— Supplied entries —
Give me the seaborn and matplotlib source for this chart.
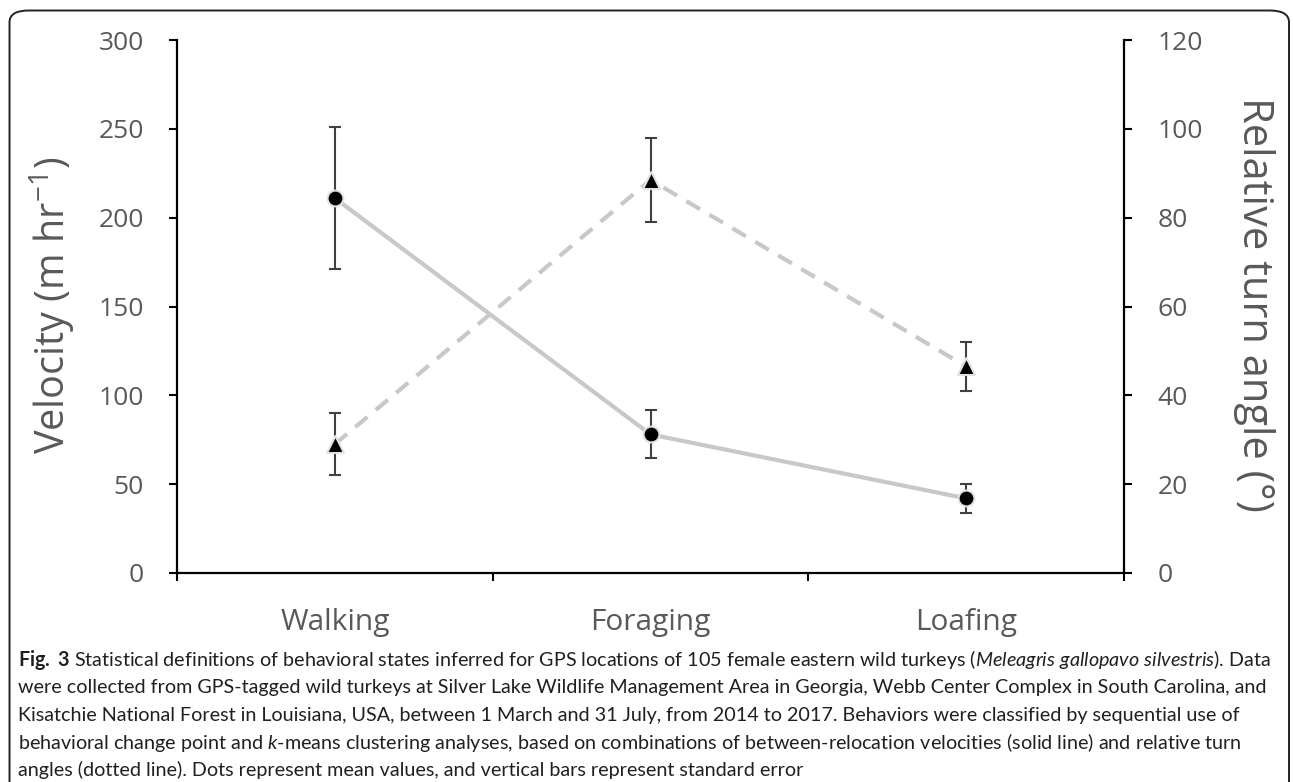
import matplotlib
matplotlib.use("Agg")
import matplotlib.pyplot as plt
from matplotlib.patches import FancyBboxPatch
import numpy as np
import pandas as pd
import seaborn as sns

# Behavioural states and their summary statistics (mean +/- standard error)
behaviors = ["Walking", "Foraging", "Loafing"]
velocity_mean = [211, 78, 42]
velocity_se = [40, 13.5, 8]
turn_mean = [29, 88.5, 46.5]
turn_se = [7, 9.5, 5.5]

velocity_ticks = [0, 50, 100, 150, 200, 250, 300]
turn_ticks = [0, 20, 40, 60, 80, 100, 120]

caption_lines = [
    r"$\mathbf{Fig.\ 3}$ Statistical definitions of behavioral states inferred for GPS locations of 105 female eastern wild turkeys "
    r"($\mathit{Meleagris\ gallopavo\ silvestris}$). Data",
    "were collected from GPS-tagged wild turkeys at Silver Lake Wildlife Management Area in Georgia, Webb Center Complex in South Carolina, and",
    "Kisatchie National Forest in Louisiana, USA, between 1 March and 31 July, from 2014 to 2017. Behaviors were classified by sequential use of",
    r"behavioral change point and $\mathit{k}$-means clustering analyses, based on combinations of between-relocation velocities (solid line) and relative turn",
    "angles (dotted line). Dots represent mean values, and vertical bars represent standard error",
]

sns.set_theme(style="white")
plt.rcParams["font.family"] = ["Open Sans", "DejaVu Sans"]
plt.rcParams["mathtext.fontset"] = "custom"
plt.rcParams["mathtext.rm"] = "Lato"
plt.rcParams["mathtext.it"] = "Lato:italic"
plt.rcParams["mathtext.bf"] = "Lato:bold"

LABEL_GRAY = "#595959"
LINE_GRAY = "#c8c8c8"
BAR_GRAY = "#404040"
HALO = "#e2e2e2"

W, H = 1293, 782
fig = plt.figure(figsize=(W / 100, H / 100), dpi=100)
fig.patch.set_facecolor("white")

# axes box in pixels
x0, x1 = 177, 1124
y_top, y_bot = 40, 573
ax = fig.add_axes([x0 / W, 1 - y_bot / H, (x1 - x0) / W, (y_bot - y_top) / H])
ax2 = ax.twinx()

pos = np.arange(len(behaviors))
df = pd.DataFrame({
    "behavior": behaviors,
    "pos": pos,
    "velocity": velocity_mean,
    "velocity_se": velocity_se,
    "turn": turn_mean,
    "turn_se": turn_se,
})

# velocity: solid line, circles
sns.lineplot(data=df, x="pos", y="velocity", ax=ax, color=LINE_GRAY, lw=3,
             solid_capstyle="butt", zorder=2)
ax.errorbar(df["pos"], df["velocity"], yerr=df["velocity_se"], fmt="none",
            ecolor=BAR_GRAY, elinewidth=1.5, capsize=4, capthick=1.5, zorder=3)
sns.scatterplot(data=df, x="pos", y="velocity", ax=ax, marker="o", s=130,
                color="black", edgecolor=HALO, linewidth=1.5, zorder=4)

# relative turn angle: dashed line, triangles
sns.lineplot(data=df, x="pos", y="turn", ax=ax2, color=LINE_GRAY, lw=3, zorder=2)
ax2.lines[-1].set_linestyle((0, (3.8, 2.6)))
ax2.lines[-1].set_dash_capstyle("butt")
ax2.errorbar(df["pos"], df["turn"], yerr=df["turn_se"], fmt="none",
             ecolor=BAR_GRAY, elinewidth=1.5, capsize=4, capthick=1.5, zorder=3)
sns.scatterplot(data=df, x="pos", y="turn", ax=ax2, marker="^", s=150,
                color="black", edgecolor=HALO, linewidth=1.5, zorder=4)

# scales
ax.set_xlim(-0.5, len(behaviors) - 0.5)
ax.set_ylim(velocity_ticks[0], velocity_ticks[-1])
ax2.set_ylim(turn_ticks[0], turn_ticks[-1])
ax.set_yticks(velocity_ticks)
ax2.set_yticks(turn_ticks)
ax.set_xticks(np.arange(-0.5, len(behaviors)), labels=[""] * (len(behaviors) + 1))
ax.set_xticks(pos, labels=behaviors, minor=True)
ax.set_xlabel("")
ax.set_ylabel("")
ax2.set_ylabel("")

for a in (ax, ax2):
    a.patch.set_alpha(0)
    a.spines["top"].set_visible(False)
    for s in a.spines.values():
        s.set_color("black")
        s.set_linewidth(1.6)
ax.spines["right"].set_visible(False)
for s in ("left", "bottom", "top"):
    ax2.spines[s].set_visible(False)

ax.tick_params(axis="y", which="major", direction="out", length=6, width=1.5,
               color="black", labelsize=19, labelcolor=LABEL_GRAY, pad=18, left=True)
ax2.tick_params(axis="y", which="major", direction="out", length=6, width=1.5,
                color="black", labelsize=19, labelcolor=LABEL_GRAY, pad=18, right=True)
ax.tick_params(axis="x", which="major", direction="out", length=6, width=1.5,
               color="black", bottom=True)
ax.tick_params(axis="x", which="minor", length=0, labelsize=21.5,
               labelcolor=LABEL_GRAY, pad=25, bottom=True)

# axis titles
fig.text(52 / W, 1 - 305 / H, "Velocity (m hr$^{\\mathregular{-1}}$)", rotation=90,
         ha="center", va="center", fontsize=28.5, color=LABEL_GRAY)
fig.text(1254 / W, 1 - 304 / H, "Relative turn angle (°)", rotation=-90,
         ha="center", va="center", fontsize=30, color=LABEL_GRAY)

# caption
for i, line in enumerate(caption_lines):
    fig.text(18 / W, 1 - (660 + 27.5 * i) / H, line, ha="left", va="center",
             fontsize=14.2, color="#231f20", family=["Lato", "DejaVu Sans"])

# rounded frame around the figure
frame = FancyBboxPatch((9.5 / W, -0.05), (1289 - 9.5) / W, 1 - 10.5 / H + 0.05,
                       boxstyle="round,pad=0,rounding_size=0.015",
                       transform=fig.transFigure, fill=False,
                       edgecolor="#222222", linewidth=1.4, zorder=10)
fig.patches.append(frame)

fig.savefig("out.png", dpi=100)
--
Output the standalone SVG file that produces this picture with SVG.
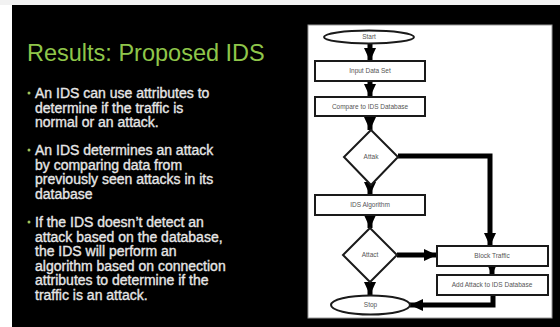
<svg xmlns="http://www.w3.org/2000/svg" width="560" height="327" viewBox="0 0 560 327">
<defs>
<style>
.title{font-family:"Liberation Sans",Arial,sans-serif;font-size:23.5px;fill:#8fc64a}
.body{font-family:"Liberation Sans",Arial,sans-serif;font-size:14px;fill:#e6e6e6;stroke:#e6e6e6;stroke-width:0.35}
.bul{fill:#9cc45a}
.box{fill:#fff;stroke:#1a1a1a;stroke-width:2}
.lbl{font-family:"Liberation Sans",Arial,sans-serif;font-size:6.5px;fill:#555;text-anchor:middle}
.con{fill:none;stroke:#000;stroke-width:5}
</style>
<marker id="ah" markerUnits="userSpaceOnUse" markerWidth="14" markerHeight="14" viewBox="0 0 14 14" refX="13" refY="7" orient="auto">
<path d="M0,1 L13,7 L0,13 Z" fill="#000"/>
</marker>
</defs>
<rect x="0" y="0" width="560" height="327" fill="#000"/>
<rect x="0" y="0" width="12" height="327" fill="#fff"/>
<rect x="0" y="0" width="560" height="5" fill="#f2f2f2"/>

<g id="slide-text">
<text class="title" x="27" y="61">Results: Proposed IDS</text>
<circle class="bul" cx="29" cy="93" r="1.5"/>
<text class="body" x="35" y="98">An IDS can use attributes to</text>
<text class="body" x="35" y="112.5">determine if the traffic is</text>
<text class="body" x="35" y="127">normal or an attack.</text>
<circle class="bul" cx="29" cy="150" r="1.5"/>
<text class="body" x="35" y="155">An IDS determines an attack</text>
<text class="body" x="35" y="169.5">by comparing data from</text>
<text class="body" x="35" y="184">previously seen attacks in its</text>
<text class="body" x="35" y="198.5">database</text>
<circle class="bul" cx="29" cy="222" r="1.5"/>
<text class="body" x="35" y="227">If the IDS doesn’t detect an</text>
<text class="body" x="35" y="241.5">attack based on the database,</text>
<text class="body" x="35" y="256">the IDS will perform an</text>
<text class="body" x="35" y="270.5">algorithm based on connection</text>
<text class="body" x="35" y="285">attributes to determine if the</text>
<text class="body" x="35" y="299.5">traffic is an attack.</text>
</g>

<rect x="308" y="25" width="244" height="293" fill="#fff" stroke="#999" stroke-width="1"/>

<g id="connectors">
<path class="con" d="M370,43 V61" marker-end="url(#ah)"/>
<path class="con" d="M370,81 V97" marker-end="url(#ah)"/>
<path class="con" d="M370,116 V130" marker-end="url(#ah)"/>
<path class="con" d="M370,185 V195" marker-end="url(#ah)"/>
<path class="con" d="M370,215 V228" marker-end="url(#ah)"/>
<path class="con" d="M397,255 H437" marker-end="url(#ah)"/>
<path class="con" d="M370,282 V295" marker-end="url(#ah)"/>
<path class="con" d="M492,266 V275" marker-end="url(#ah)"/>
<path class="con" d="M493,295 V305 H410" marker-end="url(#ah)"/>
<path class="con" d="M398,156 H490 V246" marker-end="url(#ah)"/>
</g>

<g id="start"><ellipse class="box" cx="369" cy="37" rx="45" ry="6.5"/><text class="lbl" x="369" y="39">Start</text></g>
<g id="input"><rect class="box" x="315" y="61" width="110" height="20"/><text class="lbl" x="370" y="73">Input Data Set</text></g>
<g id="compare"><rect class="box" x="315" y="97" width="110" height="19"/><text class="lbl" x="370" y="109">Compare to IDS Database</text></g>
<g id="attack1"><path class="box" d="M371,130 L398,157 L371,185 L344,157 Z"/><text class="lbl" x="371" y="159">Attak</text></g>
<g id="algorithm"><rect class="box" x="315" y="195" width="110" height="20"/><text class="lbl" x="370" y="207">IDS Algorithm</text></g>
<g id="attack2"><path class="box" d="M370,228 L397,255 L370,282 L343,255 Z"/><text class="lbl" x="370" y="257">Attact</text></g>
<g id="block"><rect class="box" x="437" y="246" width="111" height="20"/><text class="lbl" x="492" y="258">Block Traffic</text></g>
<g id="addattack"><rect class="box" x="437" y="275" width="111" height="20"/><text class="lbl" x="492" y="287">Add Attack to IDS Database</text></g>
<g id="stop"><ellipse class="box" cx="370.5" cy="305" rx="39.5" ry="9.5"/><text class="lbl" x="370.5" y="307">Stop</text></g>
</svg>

— Stated problem —
All lines above starting at the one with "Give me the" and ending at the one with "import seaborn as sns", inclusive, are to be printed again exactly, with the pictures left out.

— Task response —
Give me the seaborn and matplotlib source for this chart.
import matplotlib
matplotlib.use("Agg")
import matplotlib.pyplot as plt
from matplotlib.patches import FancyBboxPatch
import numpy as np
import pandas as pd
import seaborn as sns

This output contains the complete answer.